• **PROVIDED MATERIAL**:
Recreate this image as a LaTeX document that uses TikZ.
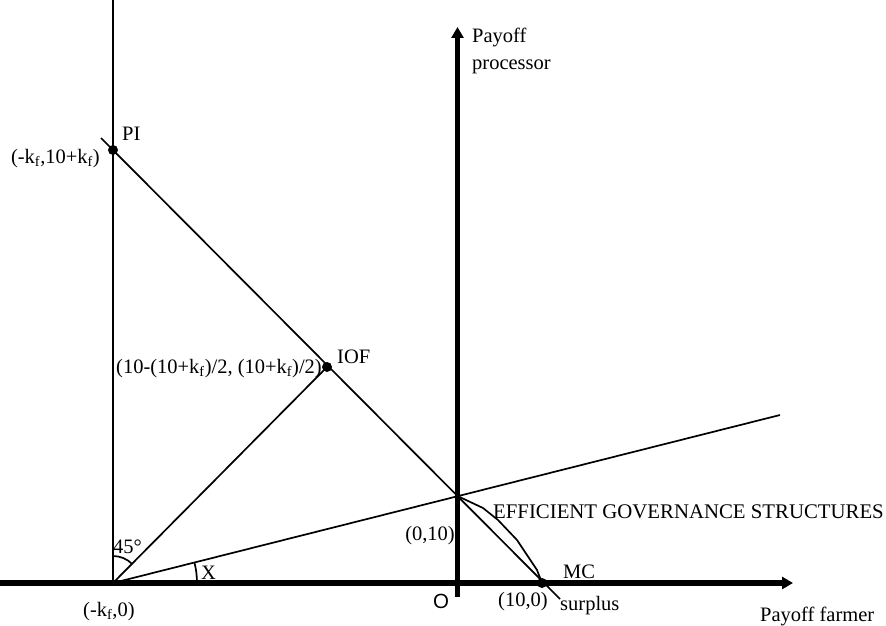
---
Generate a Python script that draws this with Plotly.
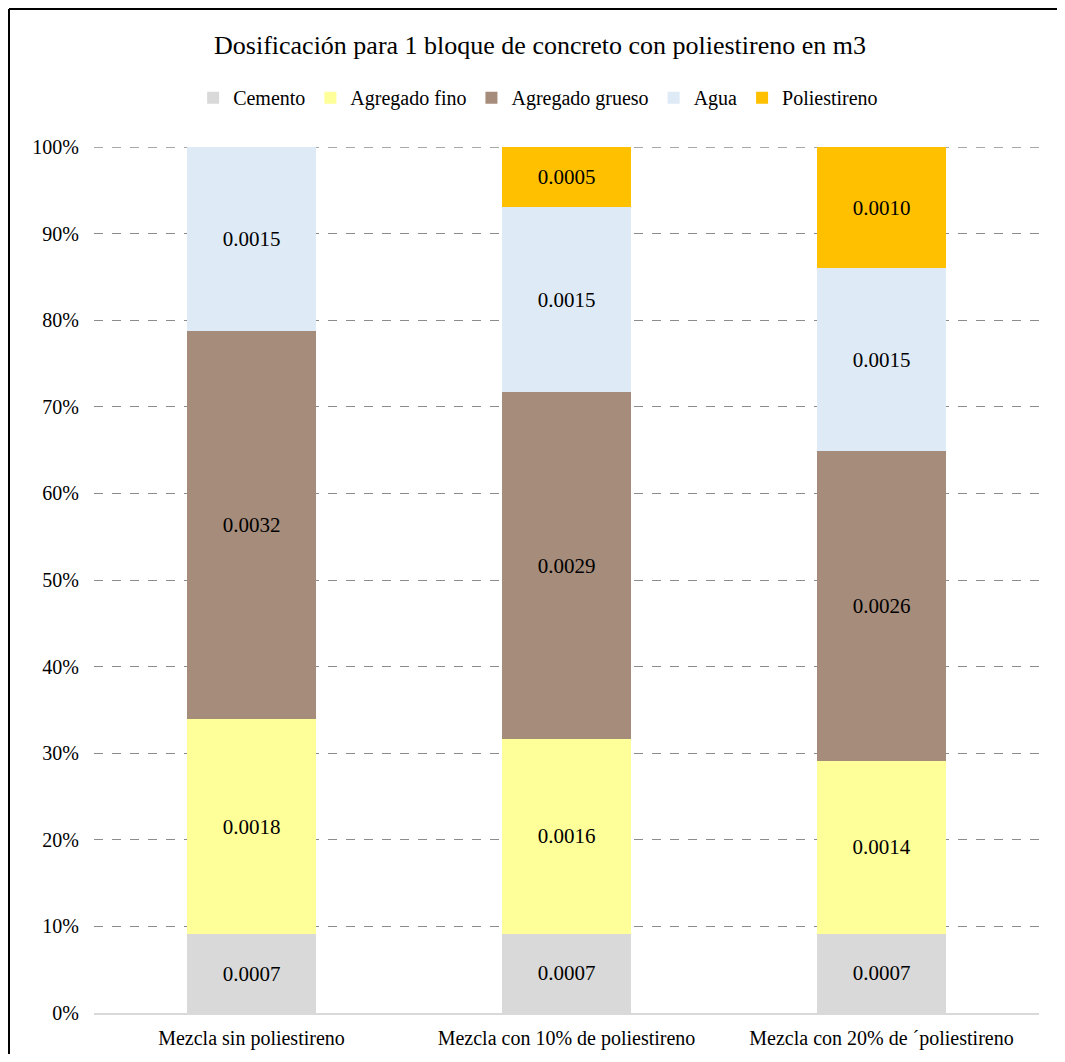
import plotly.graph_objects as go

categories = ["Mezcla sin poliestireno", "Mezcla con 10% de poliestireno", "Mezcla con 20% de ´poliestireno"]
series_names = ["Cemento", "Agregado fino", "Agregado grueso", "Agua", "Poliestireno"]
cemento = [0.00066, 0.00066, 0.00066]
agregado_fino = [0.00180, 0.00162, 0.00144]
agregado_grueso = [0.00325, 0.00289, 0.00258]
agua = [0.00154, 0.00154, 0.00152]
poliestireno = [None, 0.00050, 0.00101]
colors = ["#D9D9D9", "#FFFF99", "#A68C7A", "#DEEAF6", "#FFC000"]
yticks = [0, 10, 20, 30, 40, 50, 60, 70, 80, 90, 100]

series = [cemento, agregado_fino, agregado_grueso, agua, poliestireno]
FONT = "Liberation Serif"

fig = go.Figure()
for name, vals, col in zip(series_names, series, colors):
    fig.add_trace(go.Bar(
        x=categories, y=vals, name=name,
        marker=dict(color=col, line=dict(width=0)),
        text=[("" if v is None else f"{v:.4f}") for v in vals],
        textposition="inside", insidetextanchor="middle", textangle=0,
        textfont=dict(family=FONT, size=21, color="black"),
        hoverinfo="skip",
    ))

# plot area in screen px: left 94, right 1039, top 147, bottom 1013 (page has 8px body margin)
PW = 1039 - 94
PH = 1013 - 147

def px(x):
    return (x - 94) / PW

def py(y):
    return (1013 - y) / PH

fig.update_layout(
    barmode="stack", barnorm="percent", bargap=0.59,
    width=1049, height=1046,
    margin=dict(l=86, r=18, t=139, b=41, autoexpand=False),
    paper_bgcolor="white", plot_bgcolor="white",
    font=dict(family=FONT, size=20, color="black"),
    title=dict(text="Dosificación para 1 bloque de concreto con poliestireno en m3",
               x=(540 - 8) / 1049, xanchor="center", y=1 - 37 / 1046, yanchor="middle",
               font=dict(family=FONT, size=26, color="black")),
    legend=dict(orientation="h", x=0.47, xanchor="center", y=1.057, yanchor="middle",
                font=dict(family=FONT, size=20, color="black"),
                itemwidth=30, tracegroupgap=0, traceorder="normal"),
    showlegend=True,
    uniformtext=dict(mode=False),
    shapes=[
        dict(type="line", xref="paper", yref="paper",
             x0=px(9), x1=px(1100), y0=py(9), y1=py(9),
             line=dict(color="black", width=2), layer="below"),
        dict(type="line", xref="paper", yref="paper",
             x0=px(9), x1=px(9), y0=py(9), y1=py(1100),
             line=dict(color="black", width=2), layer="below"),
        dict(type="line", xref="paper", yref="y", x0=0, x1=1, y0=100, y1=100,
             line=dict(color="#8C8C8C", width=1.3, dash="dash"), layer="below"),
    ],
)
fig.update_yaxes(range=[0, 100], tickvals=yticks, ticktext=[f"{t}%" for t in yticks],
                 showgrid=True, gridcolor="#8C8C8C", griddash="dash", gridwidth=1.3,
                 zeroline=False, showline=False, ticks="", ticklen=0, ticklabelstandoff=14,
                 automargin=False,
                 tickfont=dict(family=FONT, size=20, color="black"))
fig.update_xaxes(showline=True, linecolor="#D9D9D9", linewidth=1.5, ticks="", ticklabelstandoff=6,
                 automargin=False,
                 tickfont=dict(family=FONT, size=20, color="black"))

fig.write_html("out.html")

• **GIVEN TASK**: What is the number of lines in the records that contain "this"? Give that number only.

• **EXPECTED ANSWER**: 2